| HN Mirror

For sequential accesses, it usually doesn't make a whole lot of difference whether the drive's queue is full of lots of medium-sized requests (eg. 128kB) or a few giant requests (multiple MB), so long as the queue always has outstanding requests for enough data to keep the drive(s) busy. Every operating system will have its own preferred IO sizes for prefetching, and if you're lucky you can also tune the size of the prefetch window (either in terms of bytes, or in terms of number of IOs). Different drives will also have different requirements here to achieve maximum throughput; an enterprise drive that stripes data across 16 channels will probably need a bigger/deeper queue than a consumer drive with just 4 channels, if the NAND page size is the same for both.

However, optimal utilization of the drive(s) will always require a queue depth of more than one request, because you don't want the drive to be idle after signalling completion of its only queued command and waiting for the CPU to produce a new read request. In a RAID0 setup like the author describes, you need to also ensure that you're generating enough IO to keep both drives busy, and the minimum prefetch window size that can accomplish this will usually be at least one full stripe.

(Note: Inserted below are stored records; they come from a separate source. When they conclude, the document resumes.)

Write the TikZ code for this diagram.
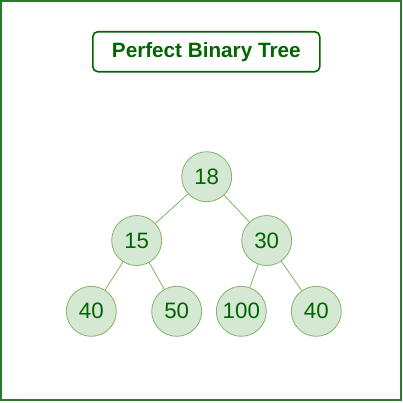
\documentclass[tikz,border=0pt]{standalone}
\usepackage{fontspec}
\setmainfont{Liberation Sans}
\definecolor{outerg}{RGB}{45,122,45}
\definecolor{darkg}{RGB}{0,102,0}
\definecolor{nodefill}{HTML}{D5E8D4}
\definecolor{nodeline}{HTML}{82B366}
\begin{document}
\begin{tikzpicture}[x=1pt,y=-1pt,
  treenode/.style={circle,draw=nodeline,fill=nodefill,line width=0.8pt,minimum size=50pt,inner sep=0pt,text=darkg,font=\fontsize{22.3}{26}\selectfont},
  titlebox/.style={draw=darkg,rounded corners=5pt,line width=1.6pt,minimum width=227pt,minimum height=40pt,inner sep=0pt,text=darkg,font=\fontsize{20.7}{24}\selectfont\bfseries},
  edge/.style={draw=nodeline,line width=0.8pt}]
\useasboundingbox (0,0) rectangle (403,402);
\draw[outerg,line width=2pt] (1,1) rectangle (401,400);
\node[titlebox] (title) at (206.3,51.7) {Perfect Binary Tree};
\node[treenode] (n18) at (206.7,176.7) {18};
\node[treenode] (n15) at (136.7,240.5) {15};
\node[treenode] (n30) at (266.7,240.5) {30};
\node[treenode] (n40a) at (91.3,311.3) {40};
\node[treenode] (n50) at (176.7,311.3) {50};
\node[treenode] (n100) at (241.3,311.3) {100};
\node[treenode] (n40b) at (316.3,311.3) {40};
\draw[edge] (n18) -- (n15);
\draw[edge] (n18) -- (n30);
\draw[edge] (n15) -- (n40a);
\draw[edge] (n15) -- (n50);
\draw[edge] (n30) -- (n100);
\draw[edge] (n30) -- (n40b);
\end{tikzpicture}
\end{document}
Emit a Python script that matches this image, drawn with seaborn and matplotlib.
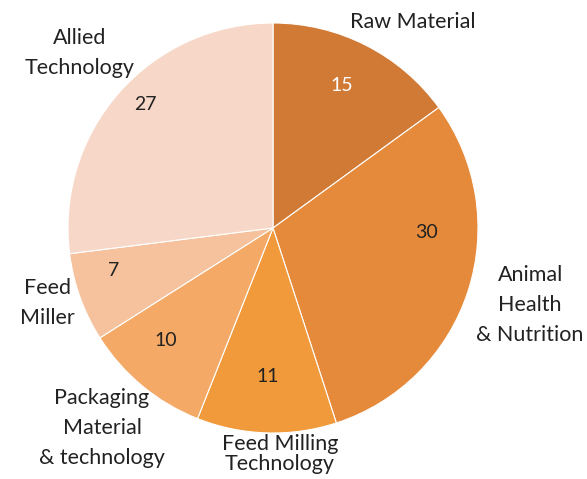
import matplotlib
matplotlib.use("Agg")
import matplotlib.pyplot as plt
import seaborn as sns

sns.set_theme(style="white")
plt.rcParams['font.family'] = ['Lato', 'DejaVu Sans']

categories = ["Raw Material", "Animal\nHealth\n& Nutrition", "Feed Milling\nTechnology",
              "Packaging\nMaterial\n& technology", "Feed\nMiller", "Allied\nTechnology"]
values = [15, 30, 11, 10, 7, 27]
colors = ["#D07A36", "#E58A3B", "#F19A3B", "#F4A966", "#F5C29D", "#F7D8C8"]
value_colors = ["white", "#222222", "#222222", "#222222", "#222222", "#222222"]

# label placement (pie radius units)
value_pos = [(0.337, 0.693), (0.751, -0.024), (-0.024, -0.722),
             (-0.522, -0.551), (-0.776, -0.205), (-0.624, 0.60)]
cat_pos = [(0.683, 1.005), (1.254, -0.376), (0.034, -1.10),
           (-0.834, -0.976), (-1.102, -0.366), (-0.941, 0.854)]
cat_spacing = [1.65, 1.65, 1.0, 1.65, 1.65, 1.65]

fig = plt.figure(figsize=(5.87, 4.79), dpi=100)
cx, cy, r = 273, 251, 205
ax = fig.add_axes([(cx - r) / 587, (cy - r) / 479, 2 * r / 587, 2 * r / 479])
ax.pie(values, colors=colors, startangle=90, counterclock=False,
       wedgeprops=dict(edgecolor="white", linewidth=0.8), radius=1)
ax.set_xlim(-1, 1)
ax.set_ylim(-1, 1)
ax.set_aspect("equal")

for v, (x, y), c in zip(values, value_pos, value_colors):
    ax.text(x, y, str(v), ha="center", va="center", fontsize=14, color=c)
for lab, (x, y), ls in zip(categories, cat_pos, cat_spacing):
    ax.text(x, y, lab, ha="center", va="center", fontsize=15.5, color="#222222",
            linespacing=ls, clip_on=False)

fig.savefig("out.png", dpi=100)
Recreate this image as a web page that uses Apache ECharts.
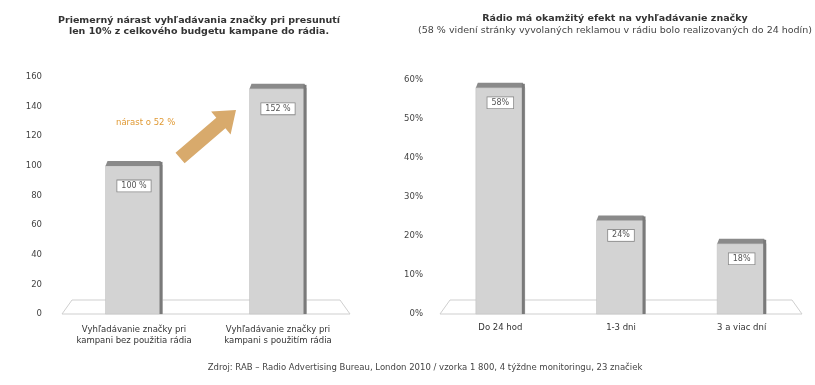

As for how you accomplish the prefetching: the madvise system call sounds like a good choice, with the MADV_SEQUENTIAL or MADV_WILLNEED options. But how much prefetching that actually causes is up to the OS and the local system's settings. On my system, /sys/block/$DISK/queue/read_ahead_kb defaults to 128, which is definitely insufficient for at least some drives but might only apply to read-ahead triggered by the filesystem's heuristics rather than more explicitly requested by a madvise. So manually touching pages from a userspace thread is probably the safer way to guarantee the OS pages in data ahead of time—as long as it doesn't run so far ahead of the actual use of the data that it creates memory pressure that might get unused pages evicted.